Your instructions: Without the pictures, set down every line of the data exactly.

Raw data:
═══
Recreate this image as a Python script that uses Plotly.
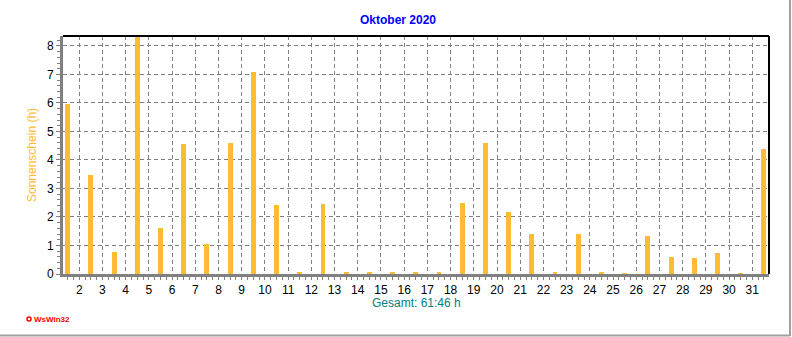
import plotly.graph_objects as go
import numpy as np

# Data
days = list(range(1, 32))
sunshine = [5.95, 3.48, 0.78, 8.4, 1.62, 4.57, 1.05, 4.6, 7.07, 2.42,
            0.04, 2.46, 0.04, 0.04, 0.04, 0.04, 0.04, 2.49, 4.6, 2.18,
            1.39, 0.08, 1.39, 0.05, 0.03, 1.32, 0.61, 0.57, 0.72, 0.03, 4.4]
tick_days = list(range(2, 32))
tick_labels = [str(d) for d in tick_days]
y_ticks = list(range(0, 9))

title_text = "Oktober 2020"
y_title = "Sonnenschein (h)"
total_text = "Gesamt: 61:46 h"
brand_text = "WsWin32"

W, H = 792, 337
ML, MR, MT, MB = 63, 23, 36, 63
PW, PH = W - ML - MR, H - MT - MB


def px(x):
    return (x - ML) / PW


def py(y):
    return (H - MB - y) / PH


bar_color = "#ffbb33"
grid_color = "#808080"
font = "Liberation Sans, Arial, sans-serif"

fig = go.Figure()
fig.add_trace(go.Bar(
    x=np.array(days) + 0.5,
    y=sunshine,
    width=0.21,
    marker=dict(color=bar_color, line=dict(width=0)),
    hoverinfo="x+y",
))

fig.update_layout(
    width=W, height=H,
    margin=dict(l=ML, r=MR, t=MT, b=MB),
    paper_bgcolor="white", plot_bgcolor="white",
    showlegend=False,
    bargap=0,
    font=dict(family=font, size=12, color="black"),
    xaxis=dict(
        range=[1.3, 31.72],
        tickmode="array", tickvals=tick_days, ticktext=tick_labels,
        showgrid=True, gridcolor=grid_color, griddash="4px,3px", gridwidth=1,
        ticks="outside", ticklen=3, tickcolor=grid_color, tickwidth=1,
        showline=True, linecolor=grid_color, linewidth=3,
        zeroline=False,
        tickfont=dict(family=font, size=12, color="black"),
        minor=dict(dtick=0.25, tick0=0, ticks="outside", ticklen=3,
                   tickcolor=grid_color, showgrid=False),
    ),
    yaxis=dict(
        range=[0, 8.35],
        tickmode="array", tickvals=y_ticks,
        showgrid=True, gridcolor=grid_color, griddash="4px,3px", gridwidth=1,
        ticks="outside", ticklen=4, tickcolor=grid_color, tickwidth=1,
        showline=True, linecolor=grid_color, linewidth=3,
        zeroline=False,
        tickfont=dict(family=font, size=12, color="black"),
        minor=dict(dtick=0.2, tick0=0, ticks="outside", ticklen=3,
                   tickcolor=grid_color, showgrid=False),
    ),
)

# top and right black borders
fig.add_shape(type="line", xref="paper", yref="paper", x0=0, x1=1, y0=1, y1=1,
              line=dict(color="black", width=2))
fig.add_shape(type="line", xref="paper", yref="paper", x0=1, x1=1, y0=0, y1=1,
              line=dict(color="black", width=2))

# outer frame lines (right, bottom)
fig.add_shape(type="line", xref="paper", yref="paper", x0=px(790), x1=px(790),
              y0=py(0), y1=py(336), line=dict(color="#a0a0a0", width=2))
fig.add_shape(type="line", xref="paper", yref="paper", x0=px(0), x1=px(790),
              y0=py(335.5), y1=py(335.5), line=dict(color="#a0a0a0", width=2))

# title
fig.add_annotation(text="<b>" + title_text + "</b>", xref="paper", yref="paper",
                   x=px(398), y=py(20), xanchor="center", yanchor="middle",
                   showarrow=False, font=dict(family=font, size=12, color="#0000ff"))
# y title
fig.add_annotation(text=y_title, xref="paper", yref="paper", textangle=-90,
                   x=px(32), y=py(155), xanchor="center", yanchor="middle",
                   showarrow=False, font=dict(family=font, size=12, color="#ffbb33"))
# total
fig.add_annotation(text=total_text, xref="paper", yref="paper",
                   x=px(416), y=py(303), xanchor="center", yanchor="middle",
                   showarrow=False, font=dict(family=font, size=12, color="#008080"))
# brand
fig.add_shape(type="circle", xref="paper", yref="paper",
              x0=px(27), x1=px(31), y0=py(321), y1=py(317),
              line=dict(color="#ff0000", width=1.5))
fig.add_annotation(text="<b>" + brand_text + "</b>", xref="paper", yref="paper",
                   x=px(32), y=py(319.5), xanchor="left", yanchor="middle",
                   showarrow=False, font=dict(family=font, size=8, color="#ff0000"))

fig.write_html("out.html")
═══
Complete output:
Recreate this image as a Python script that uses Plotly.
import plotly.graph_objects as go
import numpy as np

# Data
days = list(range(1, 32))
sunshine = [5.95, 3.48, 0.78, 8.4, 1.62, 4.57, 1.05, 4.6, 7.07, 2.42,
            0.04, 2.46, 0.04, 0.04, 0.04, 0.04, 0.04, 2.49, 4.6, 2.18,
            1.39, 0.08, 1.39, 0.05, 0.03, 1.32, 0.61, 0.57, 0.72, 0.03, 4.4]
tick_days = list(range(2, 32))
tick_labels = [str(d) for d in tick_days]
y_ticks = list(range(0, 9))

title_text = "Oktober 2020"
y_title = "Sonnenschein (h)"
total_text = "Gesamt: 61:46 h"
brand_text = "WsWin32"

W, H = 792, 337
ML, MR, MT, MB = 63, 23, 36, 63
PW, PH = W - ML - MR, H - MT - MB


def px(x):
    return (x - ML) / PW


def py(y):
    return (H - MB - y) / PH


bar_color = "#ffbb33"
grid_color = "#808080"
font = "Liberation Sans, Arial, sans-serif"

fig = go.Figure()
fig.add_trace(go.Bar(
    x=np.array(days) + 0.5,
    y=sunshine,
    width=0.21,
    marker=dict(color=bar_color, line=dict(width=0)),
    hoverinfo="x+y",
))

fig.update_layout(
    width=W, height=H,
    margin=dict(l=ML, r=MR, t=MT, b=MB),
    paper_bgcolor="white", plot_bgcolor="white",
    showlegend=False,
    bargap=0,
    font=dict(family=font, size=12, color="black"),
    xaxis=dict(
        range=[1.3, 31.72],
        tickmode="array", tickvals=tick_days, ticktext=tick_labels,
        showgrid=True, gridcolor=grid_color, griddash="4px,3px", gridwidth=1,
        ticks="outside", ticklen=3, tickcolor=grid_color, tickwidth=1,
        showline=True, linecolor=grid_color, linewidth=3,
        zeroline=False,
        tickfont=dict(family=font, size=12, color="black"),
        minor=dict(dtick=0.25, tick0=0, ticks="outside", ticklen=3,
                   tickcolor=grid_color, showgrid=False),
    ),
    yaxis=dict(
        range=[0, 8.35],
        tickmode="array", tickvals=y_ticks,
        showgrid=True, gridcolor=grid_color, griddash="4px,3px", gridwidth=1,
        ticks="outside", ticklen=4, tickcolor=grid_color, tickwidth=1,
        showline=True, linecolor=grid_color, linewidth=3,
        zeroline=False,
        tickfont=dict(family=font, size=12, color="black"),
        minor=dict(dtick=0.2, tick0=0, ticks="outside", ticklen=3,
                   tickcolor=grid_color, showgrid=False),
    ),
)

# top and right black borders
fig.add_shape(type="line", xref="paper", yref="paper", x0=0, x1=1, y0=1, y1=1,
              line=dict(color="black", width=2))
fig.add_shape(type="line", xref="paper", yref="paper", x0=1, x1=1, y0=0, y1=1,
              line=dict(color="black", width=2))

# outer frame lines (right, bottom)
fig.add_shape(type="line", xref="paper", yref="paper", x0=px(790), x1=px(790),
              y0=py(0), y1=py(336), line=dict(color="#a0a0a0", width=2))
fig.add_shape(type="line", xref="paper", yref="paper", x0=px(0), x1=px(790),
              y0=py(335.5), y1=py(335.5), line=dict(color="#a0a0a0", width=2))

# title
fig.add_annotation(text="<b>" + title_text + "</b>", xref="paper", yref="paper",
                   x=px(398), y=py(20), xanchor="center", yanchor="middle",
                   showarrow=False, font=dict(family=font, size=12, color="#0000ff"))
# y title
fig.add_annotation(text=y_title, xref="paper", yref="paper", textangle=-90,
                   x=px(32), y=py(155), xanchor="center", yanchor="middle",
                   showarrow=False, font=dict(family=font, size=12, color="#ffbb33"))
# total
fig.add_annotation(text=total_text, xref="paper", yref="paper",
                   x=px(416), y=py(303), xanchor="center", yanchor="middle",
                   showarrow=False, font=dict(family=font, size=12, color="#008080"))
# brand
fig.add_shape(type="circle", xref="paper", yref="paper",
              x0=px(27), x1=px(31), y0=py(321), y1=py(317),
              line=dict(color="#ff0000", width=1.5))
fig.add_annotation(text="<b>" + brand_text + "</b>", xref="paper", yref="paper",
                   x=px(32), y=py(319.5), xanchor="left", yanchor="middle",
                   showarrow=False, font=dict(family=font, size=8, color="#ff0000"))

fig.write_html("out.html")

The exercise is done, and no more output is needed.